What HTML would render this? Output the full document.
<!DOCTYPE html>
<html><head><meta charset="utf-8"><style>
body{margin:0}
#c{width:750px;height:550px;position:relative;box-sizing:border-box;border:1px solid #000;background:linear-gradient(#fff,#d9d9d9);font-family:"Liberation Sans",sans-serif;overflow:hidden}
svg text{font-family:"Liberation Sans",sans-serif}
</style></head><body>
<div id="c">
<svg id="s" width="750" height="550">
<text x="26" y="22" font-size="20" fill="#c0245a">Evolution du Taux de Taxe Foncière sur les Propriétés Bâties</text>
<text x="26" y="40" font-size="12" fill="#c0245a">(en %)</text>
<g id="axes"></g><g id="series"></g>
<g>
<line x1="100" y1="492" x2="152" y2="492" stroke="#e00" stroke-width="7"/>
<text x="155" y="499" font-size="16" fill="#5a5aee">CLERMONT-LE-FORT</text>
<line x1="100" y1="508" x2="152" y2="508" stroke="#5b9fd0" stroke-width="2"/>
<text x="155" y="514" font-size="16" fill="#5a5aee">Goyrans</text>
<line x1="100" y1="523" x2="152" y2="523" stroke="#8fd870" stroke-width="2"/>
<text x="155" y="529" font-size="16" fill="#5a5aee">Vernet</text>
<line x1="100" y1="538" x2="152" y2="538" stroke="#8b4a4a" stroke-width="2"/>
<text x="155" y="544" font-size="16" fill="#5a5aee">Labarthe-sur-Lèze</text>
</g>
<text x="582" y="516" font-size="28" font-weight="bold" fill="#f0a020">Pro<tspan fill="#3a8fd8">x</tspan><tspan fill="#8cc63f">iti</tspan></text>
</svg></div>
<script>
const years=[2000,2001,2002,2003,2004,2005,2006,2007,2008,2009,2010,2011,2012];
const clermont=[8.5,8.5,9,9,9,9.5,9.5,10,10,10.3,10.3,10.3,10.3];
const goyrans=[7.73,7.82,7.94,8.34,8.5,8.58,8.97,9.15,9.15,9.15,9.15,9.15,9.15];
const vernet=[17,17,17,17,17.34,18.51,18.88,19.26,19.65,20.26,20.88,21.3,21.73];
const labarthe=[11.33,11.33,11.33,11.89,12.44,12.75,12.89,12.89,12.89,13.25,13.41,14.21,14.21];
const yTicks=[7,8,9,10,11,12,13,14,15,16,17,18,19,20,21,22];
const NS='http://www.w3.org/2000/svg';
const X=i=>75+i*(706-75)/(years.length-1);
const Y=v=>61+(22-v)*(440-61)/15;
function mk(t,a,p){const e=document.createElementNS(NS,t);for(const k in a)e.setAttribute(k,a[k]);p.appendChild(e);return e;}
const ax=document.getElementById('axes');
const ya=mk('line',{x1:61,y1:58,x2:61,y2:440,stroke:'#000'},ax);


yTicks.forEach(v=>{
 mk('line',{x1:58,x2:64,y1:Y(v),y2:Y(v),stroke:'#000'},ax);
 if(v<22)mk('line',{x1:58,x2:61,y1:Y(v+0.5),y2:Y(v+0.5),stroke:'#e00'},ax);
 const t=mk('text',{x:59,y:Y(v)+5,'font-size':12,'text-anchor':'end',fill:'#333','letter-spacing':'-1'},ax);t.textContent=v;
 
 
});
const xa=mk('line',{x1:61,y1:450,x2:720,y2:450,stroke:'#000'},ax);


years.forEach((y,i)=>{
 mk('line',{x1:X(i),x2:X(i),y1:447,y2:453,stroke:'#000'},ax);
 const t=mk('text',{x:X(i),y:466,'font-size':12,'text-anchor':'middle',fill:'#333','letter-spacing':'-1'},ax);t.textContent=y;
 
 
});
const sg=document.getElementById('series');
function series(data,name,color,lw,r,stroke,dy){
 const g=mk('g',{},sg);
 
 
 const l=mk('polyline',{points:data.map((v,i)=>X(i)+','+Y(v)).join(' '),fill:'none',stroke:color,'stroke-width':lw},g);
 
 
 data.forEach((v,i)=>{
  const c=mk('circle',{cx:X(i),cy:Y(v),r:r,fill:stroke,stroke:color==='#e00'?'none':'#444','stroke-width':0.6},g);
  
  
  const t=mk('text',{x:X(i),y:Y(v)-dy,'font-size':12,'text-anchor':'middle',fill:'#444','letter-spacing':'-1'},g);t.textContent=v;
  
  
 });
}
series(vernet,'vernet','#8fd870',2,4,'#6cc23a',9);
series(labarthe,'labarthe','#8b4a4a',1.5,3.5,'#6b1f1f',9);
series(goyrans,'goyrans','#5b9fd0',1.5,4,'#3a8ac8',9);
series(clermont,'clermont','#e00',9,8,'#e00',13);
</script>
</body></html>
------------------------------------------------------------
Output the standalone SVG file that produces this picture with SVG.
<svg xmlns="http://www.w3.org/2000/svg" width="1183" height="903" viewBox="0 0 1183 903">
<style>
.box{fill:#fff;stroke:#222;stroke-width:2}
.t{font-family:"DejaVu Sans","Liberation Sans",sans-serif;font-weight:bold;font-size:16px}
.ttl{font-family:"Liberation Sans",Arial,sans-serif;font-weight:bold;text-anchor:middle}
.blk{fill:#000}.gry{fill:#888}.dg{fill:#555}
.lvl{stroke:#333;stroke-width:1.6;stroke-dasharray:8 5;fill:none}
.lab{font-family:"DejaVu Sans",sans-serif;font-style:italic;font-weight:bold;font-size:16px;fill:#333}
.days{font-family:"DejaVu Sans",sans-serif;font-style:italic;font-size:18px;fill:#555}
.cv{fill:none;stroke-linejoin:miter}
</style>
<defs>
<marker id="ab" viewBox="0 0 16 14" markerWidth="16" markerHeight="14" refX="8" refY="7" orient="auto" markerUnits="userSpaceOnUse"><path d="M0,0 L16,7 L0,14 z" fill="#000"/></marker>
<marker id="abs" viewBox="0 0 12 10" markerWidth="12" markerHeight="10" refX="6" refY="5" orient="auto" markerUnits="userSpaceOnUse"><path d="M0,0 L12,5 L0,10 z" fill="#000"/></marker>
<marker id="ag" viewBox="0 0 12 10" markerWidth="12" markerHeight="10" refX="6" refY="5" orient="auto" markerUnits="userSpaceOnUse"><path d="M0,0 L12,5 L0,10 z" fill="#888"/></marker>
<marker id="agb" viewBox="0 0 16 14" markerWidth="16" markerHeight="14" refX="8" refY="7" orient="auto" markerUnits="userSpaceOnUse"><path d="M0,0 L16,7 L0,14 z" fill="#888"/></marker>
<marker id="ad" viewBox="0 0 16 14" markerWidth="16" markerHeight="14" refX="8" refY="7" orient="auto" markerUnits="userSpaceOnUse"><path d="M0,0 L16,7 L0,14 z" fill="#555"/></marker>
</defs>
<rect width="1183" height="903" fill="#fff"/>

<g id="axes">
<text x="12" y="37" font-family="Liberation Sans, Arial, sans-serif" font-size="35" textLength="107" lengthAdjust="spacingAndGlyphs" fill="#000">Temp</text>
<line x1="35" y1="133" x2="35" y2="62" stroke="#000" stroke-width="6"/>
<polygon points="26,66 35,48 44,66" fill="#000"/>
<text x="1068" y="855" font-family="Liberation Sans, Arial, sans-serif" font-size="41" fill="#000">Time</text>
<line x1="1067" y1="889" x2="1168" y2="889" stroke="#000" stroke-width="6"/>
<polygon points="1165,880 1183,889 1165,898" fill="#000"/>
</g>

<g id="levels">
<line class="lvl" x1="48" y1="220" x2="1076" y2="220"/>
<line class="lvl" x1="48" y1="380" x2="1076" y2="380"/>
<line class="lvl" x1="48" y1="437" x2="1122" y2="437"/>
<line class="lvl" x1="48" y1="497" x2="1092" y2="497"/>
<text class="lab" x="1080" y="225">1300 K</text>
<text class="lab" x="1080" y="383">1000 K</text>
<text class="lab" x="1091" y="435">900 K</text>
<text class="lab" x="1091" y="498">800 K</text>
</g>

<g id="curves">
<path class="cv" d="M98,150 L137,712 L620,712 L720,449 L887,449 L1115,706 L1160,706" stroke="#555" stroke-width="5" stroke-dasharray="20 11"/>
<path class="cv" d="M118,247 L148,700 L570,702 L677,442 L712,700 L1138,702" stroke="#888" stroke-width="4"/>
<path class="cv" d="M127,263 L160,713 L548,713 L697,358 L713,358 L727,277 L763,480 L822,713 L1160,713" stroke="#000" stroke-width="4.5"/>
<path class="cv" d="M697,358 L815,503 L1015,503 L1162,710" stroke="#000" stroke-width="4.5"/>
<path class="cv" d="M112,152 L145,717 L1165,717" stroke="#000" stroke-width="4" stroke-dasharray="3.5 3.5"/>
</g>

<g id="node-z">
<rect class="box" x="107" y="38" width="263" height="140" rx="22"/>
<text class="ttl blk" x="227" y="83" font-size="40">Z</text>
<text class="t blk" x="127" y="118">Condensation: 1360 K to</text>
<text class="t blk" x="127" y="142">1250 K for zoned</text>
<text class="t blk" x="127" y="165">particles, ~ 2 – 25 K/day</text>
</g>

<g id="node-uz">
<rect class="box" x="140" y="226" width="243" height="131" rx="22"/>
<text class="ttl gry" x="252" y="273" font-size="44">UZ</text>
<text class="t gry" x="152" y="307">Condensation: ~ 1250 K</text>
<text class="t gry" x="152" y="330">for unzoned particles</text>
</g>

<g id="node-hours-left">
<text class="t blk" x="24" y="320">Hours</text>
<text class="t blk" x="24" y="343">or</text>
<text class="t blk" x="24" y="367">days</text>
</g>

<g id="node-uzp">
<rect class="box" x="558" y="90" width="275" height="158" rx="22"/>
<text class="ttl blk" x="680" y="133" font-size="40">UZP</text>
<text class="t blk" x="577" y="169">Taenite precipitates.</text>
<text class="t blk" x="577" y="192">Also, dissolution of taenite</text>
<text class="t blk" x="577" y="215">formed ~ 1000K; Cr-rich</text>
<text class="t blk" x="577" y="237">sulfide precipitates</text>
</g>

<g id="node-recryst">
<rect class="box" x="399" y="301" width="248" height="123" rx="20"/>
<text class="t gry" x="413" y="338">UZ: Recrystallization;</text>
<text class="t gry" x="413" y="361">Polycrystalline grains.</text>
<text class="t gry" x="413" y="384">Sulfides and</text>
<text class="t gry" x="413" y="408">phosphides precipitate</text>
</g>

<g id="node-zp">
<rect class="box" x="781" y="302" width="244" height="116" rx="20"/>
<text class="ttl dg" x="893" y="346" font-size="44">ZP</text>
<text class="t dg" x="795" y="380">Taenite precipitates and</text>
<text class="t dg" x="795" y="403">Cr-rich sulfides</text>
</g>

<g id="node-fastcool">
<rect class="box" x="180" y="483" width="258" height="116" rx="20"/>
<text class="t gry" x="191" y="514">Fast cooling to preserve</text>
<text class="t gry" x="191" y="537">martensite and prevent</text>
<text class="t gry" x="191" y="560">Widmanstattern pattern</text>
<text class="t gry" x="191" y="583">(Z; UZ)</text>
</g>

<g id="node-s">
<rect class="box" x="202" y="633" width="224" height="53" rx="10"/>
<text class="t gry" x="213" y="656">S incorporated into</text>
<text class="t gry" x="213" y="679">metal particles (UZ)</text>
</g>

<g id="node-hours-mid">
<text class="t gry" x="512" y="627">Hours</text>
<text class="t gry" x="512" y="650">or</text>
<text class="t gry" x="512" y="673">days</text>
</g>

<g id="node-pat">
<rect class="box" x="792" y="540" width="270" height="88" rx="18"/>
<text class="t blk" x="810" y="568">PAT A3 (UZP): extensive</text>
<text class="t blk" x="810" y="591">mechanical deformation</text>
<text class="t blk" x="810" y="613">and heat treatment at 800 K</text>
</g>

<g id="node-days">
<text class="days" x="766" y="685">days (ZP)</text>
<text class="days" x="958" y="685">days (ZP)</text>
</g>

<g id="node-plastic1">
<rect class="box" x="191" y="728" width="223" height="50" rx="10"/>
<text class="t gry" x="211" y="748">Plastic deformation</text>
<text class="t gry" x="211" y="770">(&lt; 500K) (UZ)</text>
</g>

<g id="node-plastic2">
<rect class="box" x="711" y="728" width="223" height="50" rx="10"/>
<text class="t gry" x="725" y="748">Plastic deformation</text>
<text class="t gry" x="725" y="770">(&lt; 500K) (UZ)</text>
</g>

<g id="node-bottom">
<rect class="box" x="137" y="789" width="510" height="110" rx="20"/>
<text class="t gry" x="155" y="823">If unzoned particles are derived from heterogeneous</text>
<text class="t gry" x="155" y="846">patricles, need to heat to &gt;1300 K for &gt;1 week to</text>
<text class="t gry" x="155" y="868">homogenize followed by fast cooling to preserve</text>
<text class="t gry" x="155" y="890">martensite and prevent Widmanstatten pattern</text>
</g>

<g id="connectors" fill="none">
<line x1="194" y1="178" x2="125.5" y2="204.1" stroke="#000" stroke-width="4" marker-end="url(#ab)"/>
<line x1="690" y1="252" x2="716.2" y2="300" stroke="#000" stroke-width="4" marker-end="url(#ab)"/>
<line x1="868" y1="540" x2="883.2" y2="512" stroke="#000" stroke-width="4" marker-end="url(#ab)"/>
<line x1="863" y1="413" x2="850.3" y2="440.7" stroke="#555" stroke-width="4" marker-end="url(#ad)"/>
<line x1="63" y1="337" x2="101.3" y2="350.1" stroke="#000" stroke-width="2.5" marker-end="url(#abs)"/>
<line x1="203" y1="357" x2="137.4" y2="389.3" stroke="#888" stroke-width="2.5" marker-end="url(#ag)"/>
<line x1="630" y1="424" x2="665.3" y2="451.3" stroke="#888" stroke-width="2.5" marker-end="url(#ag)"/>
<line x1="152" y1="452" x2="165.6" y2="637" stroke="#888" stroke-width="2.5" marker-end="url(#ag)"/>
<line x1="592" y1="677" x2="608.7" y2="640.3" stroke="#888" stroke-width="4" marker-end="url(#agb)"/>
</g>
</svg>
------------------------------------------------------------
Lines holding the word "this" in the entries above are the ones to pull out. Copy them all.

What HTML would render this? Output the full document.
Output the standalone SVG file that produces this picture with SVG.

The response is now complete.